The culture's view of the purpose and potential of the teen years is to have fun! To try new things and be who you want to be. But is that REALLY what the purpose of the teen years is?

- Is it possible that our teen years give us a once-in-a-lifetime opportunity for huge accomplishments-- as individuals and as a generation?

Instead of the time in our life where we are all happy-go-lucky, could it be that we could change the thinking of the teen years instead?

- What would our lives look like if we set out on a different path entirely-- a path that required more effort but promised a lot more reward?

What if we tried to work for something more eternal and more rewarding, even though it may take a lot more effort and we may have to do hard things in order to get it?

This is what doing hard things for Christ is about. The more eternal reward is that of Christ and his glory, than for our temporary fun that could ruin our entire lives. In order to get this, we have to do hard things!! For the temporary fun, it's not too hard to get. But as Christian teens, we should strive for more than that. The temporary fun is not worth our time or trying. The eternal reward is worth all our efforts and trying.

What is doing hard things? Alex and Brett give an example of a cold monastery in Germany where monks constantly try to do hard things. They sleep on stone floors, wear extremely uncomfortable clothing, and eat sludge and lukewarm water. This is NOT what doing hard things is. The Harris brothers are challenging us to grab hold of a more exciting option for your teen years. They are not saying that if you work harder or make yourself more uncomfortable on purpose, God will love you more. That's not true. They are saying that we could redicover the way to reach higher goals, dream bigger, grow stronger in our spiritual life, love and honor God, live with with more joy, and quit wasting our lives.

That's all for now. I'll get Chapter 2 to ya soon!



Isaac, the masterofweirdness said...

I've heard a lot of this book and from what you've written I've decided that I have no idea why I should read it. lol.

Maybe its because I've not "in sync" with American culture and what teenagers in the US are or aren't doing but no one ever told me the purpose of my teenage years are to "have fun" and "mess around" I've always known that I'm preparing for my life as an adult (though, truth to be told, having fun is part of that I me as a carefree (or whatever) teen can't have fun how will I be able to have fun as an adult?). Most of that usually means school work, general spiritual stuff, but its also discovering who I am as a person and where I belong in the world. As of right now, I think I have a pretty good idea where I might go, but its not that clear...

But it is kinda funny, I heard about this book and I just went, "low expectations? Darn... lucky people..." I've always had high expectations... I've probably lowered them a bit because I see how the world is now, but I still have some pretty lofty dreams...

Lydia said...

idk if i get what you are saying, but this is about setting higher standards for yourself... not about low standards.. it's about rebelling against the low standards.. i think that it's in your culture too, just in a different form. in our culture, you aren't EXPECTED to do anything responsible. And if you do, you aren't expected to keep it up. That's a low standard.. so this book is about higher standards.. i think you'll understnad it more if you read it, and/or read the blog series on it.

tell naomers i said hi!

Isaac, the masterofweirdness said...

Well... if you are talking about high standards and how people don't have them then you will invariably say that you want people to not have low standards, correct?

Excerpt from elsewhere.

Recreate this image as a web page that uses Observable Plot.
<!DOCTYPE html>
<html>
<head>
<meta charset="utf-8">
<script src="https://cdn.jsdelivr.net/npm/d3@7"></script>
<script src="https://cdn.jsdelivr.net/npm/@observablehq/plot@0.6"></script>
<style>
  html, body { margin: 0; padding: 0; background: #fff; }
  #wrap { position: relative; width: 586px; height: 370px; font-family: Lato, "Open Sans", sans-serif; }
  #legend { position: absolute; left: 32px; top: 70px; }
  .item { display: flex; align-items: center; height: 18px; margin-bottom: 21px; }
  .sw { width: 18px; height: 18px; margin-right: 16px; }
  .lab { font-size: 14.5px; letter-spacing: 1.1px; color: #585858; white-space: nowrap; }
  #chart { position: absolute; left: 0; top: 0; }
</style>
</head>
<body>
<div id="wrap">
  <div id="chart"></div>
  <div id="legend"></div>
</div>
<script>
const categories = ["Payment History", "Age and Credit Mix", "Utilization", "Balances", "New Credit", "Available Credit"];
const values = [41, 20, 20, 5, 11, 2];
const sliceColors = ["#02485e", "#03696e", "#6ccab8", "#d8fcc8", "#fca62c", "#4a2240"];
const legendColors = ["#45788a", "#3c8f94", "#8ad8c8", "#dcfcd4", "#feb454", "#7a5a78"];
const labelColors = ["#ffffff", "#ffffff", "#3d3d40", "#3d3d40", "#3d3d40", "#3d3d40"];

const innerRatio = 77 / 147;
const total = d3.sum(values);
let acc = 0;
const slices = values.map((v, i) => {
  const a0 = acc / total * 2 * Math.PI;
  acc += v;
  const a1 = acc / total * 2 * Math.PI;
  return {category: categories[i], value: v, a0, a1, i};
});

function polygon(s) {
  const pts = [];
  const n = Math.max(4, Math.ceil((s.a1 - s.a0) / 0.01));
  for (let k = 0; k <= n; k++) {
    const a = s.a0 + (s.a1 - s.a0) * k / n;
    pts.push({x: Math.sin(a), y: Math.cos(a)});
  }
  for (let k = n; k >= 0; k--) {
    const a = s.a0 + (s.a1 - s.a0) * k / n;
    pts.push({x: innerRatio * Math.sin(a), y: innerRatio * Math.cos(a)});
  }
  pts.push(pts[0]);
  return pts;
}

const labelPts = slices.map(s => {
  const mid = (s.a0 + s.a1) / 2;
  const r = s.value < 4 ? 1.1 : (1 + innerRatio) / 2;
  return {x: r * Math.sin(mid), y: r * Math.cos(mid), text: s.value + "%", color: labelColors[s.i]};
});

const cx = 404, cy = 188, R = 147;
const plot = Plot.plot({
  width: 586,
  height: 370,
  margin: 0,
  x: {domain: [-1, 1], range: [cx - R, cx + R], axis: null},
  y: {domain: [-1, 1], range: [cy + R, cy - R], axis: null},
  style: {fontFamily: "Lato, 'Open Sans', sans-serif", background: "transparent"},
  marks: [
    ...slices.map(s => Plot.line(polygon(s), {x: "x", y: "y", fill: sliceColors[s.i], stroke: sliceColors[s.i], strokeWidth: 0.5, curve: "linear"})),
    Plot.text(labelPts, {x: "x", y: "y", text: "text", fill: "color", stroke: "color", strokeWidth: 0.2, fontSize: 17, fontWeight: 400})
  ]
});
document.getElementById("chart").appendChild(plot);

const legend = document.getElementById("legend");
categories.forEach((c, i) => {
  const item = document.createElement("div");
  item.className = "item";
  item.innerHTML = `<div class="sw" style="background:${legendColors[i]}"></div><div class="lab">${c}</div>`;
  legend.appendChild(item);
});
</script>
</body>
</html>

And what you are saying is differently a problem, but its not one that I seem to have. Its not one that my friends have. I know that lots of them have all sorts of pressure on them to become powerful men and women of influence in their country. Heck, one of my friends will probably end up one of the "chiefs" of his village in Samoa and his cousin is the son of the pastor of my church, and thus a national (if not international, seriously) leader by birth. I'm actually much luckier than them in that case. :)

Resposible is an interesting word to use in regards with expectations. Teenagers, like all youth and kids aren't resposible as a general rule, simply because we still are not adults (mostly) and while we can do certain tasks its assumed we are not going to be able to accomplish others. If you ask me, to a degree this IS fair. One of the reasons the US has an age limit on congress people and presidents is because age generally brings maturity and nearly always brings wisdom.

Maybe I should read the book... if only to understand that these people claim is a major issue with the American youth. I mean... eventually (well.. actually, this time in two years if everything goes according to my plan I'll have survived my first semester at Balyor Uni :)) I'll be part of that culture, if only by association.

I'll tell naomi that you said hi! :)

Andrew said...

Hey Lydia,
You know who hasn't posted on her blog in a while? You, that's who. It's been over a month...

Kat said...

Hey Lydia, this is Katherine S from TPS!
I'm new to blogger.. how do I "follow" someone's blog?